God and I had been intensely discussing my call to religious life all that summer of 1997. This conversation was not new to me. It had been going on, periodically, for 20 years. This time, it was different. It didn't end as it had in the past. God was being much more persistent.
I had met a Sister of the Presentation of the Blessed Virgin Mary in my parish, Sr. Christine Liegey, and attended a weekend retreat that she coordinated. There I learned about the "unity process" going on between the Newburgh, New York, and the Fitchburg, Massachusetts, congregations. (The communities did become one in July 1997.)
I began to be aware of a desire to learn more about the community, while struggling to hold onto who I was and the life I was leading at the time. It was the beginning of a radical change and a major transformation in me and my life.
Twenty years later, I, along with many others, now begin another journey to which God has invited us — to walk into the future of religious life. We are being invited to create something that will give new energy to our charisms and missions. We are being invited to trust God fully as we enter a time of radical transformation that will involve the pain of letting go of what is, so we can embrace that which will bring new life.
At times like this, I find myself re-experiencing what my retreat director has called "touchstone moments" in my life. This particular moment happened on Palm Sunday in 2002. First vows were four months away. I was back at the same retreat house where my canonical novitiate classes had been held. It was a weekend retreat that my spiritual director, a member of the team, had recommended to me.
As I walked the grounds, I began to sense how different I was from that canonical novice I had been when I first set foot on this property two years before. I became aware of how my relationship with God had deepened in a way I never thought was possible. There was an intimacy with God that was life-giving and grace-filled.
On Palm Sunday, after everyone had gone, I sat for a moment in a favorite spot, enjoying some quiet time before returning to the novitiate house. That was when I experienced my touchstone moment. It left me unsettled and awestruck.
It took time to fully understand what it meant, but the experience has reassured and comforted me in times of great change. Several years later, I was finally able to put my reflections on this experience in writing.
I walk with my Beloved
Quiet and distant he seems to me
Listening but saying little
He is always there, walking with me.
One day he asked me if I trusted him,
As he nailed my hands and feet to a tree.
With each nail I said "yes"
And felt not a thing.
The pain of the nails, he explained,
Was the pain of my life past and that to come.
My Savior stood at the foot of my cross and asked
"Do you trust me?" I said "yes"
"Then come down and walk with me."
I climbed down and walked into the woods with my Beloved at my side.
Out of curiosity, I stopped and looked back, surprised to see myself still hanging from the tree.
I turned to find him waiting patiently for me, hand outstretched.
Wordlessly, he leads me forward, my hand in his.
We walk together through the joys and heartaches of this life.
As the pain in my life rips my heart apart and tears my insides up,
My Beloved walks quietly with me.
His strength and love, filling me, supporting me and keeping me close to him.
When I become weary, frightened or discouraged my God is there.
In the joy and laughter, he rejoices with me.
Just as my Lord's nails brought eternal life to all of humankind,
So my nails bring me to new life in my Beloved.
The journey we are invited to embark on is the paschal mystery — the death of religious life as we know it and its evolution into a new way of being.

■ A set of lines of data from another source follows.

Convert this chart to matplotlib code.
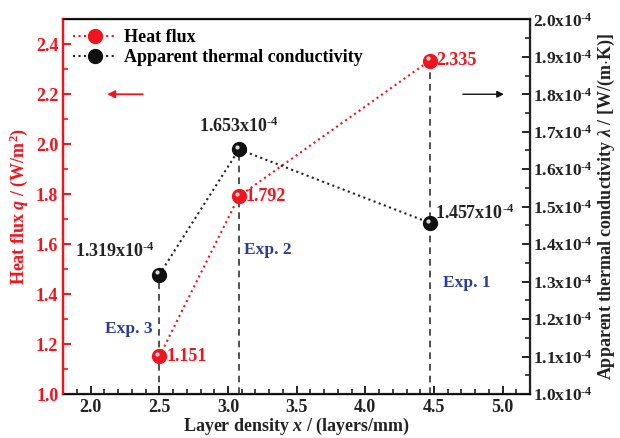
import matplotlib
matplotlib.use("Agg")
import matplotlib.pyplot as plt
from matplotlib.ticker import MultipleLocator, FuncFormatter
from matplotlib.transforms import offset_copy

plt.rcParams["font.family"] = ["Liberation Serif", "DejaVu Serif"]
plt.rcParams["font.weight"] = "bold"
plt.rcParams["mathtext.fontset"] = "custom"
plt.rcParams["mathtext.rm"] = "Liberation Serif:bold"
plt.rcParams["mathtext.it"] = "Liberation Serif:italic:bold"
plt.rcParams["mathtext.bf"] = "Liberation Serif:bold"

RED = "#f0141e"
BLUE = "#2a3b9c"

density = [2.5, 3.08, 4.47]
heat_flux = [1.151, 1.792, 2.335]
conductivity = [1.319e-4, 1.653e-4, 1.457e-4]
flux_labels = ["1.151", "1.792", "2.335"]
cond_labels = ["1.319x10$^{\\text{-}4}$", "1.653x10$^{\\text{-}4}$", "1.457x10$^{\\text{-}4}$"]
exp_names = ["Exp. 3", "Exp. 2", "Exp. 1"]

fig = plt.figure(figsize=(6.2, 4.38), dpi=100)
ax = fig.add_axes([0.102, 0.10, 0.753, 0.856])
ax2 = ax.twinx()

ax.set_xlim(1.8, 5.2)
ax.set_ylim(1.0, 2.5)
ax2.set_ylim(1.0e-4, 2.0e-4)


def to_q(c):
    return 1.0 + (c - 1.0e-4) / 1.0e-4 * 1.5


def ball(a, x, y, color, size=10, zorder=5):
    a.plot(x, y, "o", color=color, ms=size, mec=color, zorder=zorder)
    hl = offset_copy(a.transData, fig=fig, x=-1.6, y=1.6, units="points")
    a.plot(x, y, "o", color="white", ms=size * 0.3, mec="none", alpha=0.85,
           transform=hl, zorder=zorder + 1)


# vertical dashed guides up to the upper point
for x, q, c in zip(density, heat_flux, conductivity):
    top = max(q, to_q(c))
    ax.plot([x, x], [1.0, top], ls=(0, (4, 3)), color="#333333", lw=1.2, zorder=2)

# series
ax.plot(density, heat_flux, ls=":", color=RED, lw=1.5, zorder=3)
ax2.plot(density, conductivity, ls=":", color="#222222", lw=1.5, zorder=3)
ball(ax, density, heat_flux, RED)
ball(ax2, density, conductivity, "#111111")

for x, q, s in zip(density, heat_flux, flux_labels):
    ax.text(x + 0.05, q, s, color=RED, fontsize=13, fontweight="bold",
            va="center", ha="left", zorder=6)

cond_offsets = [(-0.03, 0.035e-4, "right", "bottom"),
                (0.0, 0.035e-4, "center", "bottom"),
                (0.04, 0.0, "left", "bottom")]
for (x, c, s), (dx, dy, ha, va) in zip(zip(density, conductivity, cond_labels), cond_offsets):
    ax2.text(x + dx, c + dy, s, color="#222222", fontsize=13, fontweight="bold",
             va=va, ha=ha, zorder=6)

exp_pos = [(2.28, 1.26), (3.29, 1.575), (4.74, 1.445)]
for (x, y), s in zip(exp_pos, exp_names):
    ax.text(x, y, s, color=BLUE, fontsize=12.5, fontweight="bold", ha="center", va="center")

# arrows
ax.annotate("", xy=(2.1, 2.2), xytext=(2.4, 2.2),
            arrowprops=dict(arrowstyle="-|>", color=RED, lw=1.3, mutation_scale=11))
ax2.annotate("", xy=(5.03, 1.8e-4), xytext=(4.69, 1.8e-4),
             arrowprops=dict(arrowstyle="-|>", color="#111111", lw=1.0, mutation_scale=10))

# legend
h1, = ax.plot([], [], ls=":", color=RED, lw=1.5, marker="o", ms=10, mec=RED)
h2, = ax.plot([], [], ls=":", color="#222222", lw=1.5, marker="o", ms=10,
              mfc="#111111", mec="#111111")
leg = ax.legend([h1, h2], ["Heat flux", "Apparent thermal conductivity"],
                loc="upper left", frameon=False, fontsize=13, handlelength=2.4,
                borderaxespad=0.15, handletextpad=0.4, labelspacing=0.15)

# axes styling
ax.spines["left"].set_color(RED)
ax.spines["left"].set_linewidth(1.6)
for sp in ["bottom", "top"]:
    ax.spines[sp].set_linewidth(1.6)
    ax.spines[sp].set_color("#222222")
ax2.spines["right"].set_linewidth(1.6)
ax2.spines["right"].set_color("#222222")
ax2.spines["left"].set_color(RED)
ax2.spines["left"].set_linewidth(1.6)

ax.xaxis.set_major_locator(MultipleLocator(0.5))
ax.xaxis.set_minor_locator(MultipleLocator(0.1))
ax.yaxis.set_major_locator(MultipleLocator(0.2))
ax.yaxis.set_minor_locator(MultipleLocator(0.1))
ax2.yaxis.set_major_locator(MultipleLocator(0.1e-4))
ax2.yaxis.set_minor_locator(MultipleLocator(0.05e-4))
ax.xaxis.set_major_formatter(FuncFormatter(lambda v, p: f"{v:.1f}"))
ax.yaxis.set_major_formatter(FuncFormatter(lambda v, p: f"{v:.1f}"))
ax2.yaxis.set_major_formatter(FuncFormatter(lambda v, p: f"{v * 1e4:.1f}x10$^{{\\text{{-}}4}}$"))

ax.tick_params(axis="x", which="both", direction="in", top=False, labelsize=13, colors="#222222")
ax.tick_params(axis="x", which="major", length=6, width=1.4)
ax.tick_params(axis="x", which="minor", length=3.5, width=1.2)
ax.tick_params(axis="y", which="both", direction="in", colors=RED, labelsize=13)
ax.tick_params(axis="y", which="major", length=6, width=1.4)
ax.tick_params(axis="y", which="minor", length=3.5, width=1.2)
ax2.tick_params(axis="y", which="both", direction="in", colors="#222222", labelsize=12.5, pad=2)
ax2.tick_params(axis="y", which="major", length=6, width=1.4)
ax2.tick_params(axis="y", which="minor", length=3.5, width=1.2)

ax.set_xlabel("Layer density $x$ / (layers/mm)", fontsize=13, fontweight="bold",
              color="#222222", labelpad=0)
ax.set_ylabel("Heat flux $q$ / (W/m$^2$)", fontsize=13, fontweight="bold", color=RED, labelpad=4)
ax2.set_ylabel("Apparent thermal conductivity $\\lambda$ / [W/(m$\\cdot$K)]", fontsize=13,
               fontweight="bold", color="#222222", labelpad=2)

fig.savefig("out.png", dpi=100)
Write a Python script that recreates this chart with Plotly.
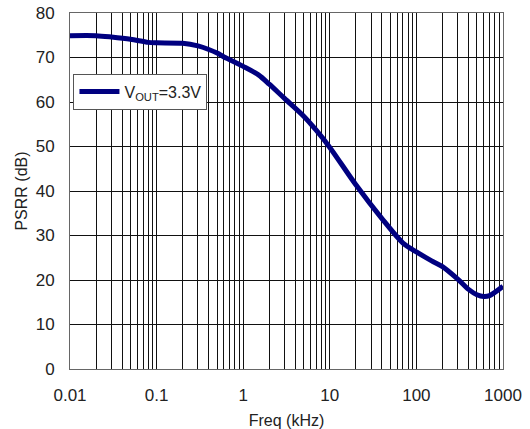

It is a deepening of our relationship with God into a greater intimacy and closer union with him.
This journey to new life is not one we walk alone. We walk with each other. We walk with our founders and foundresses and those members of our community who have completed their life journey. God walks with us, inviting, encouraging and supporting us.
With God's love, we will continue to live out the charism and mission of our founders and foundresses. We will continue to reach out to those in need, living out the Gospel message and bringing the light and love of Christ to the dark, pain-filled areas of our world today. It is a world that still needs us.
[Maureen Hickey is a Sister of the Presentation of the Blessed Virgin Mary of New Windsor. She is the nurse administrator of Presentation Health Care Center in Leominster, Massachusetts, and belongs to St. Joseph Parish in Fitchburg, Massachusetts, where she volunteers as a parish nurse and is a member of the choir.]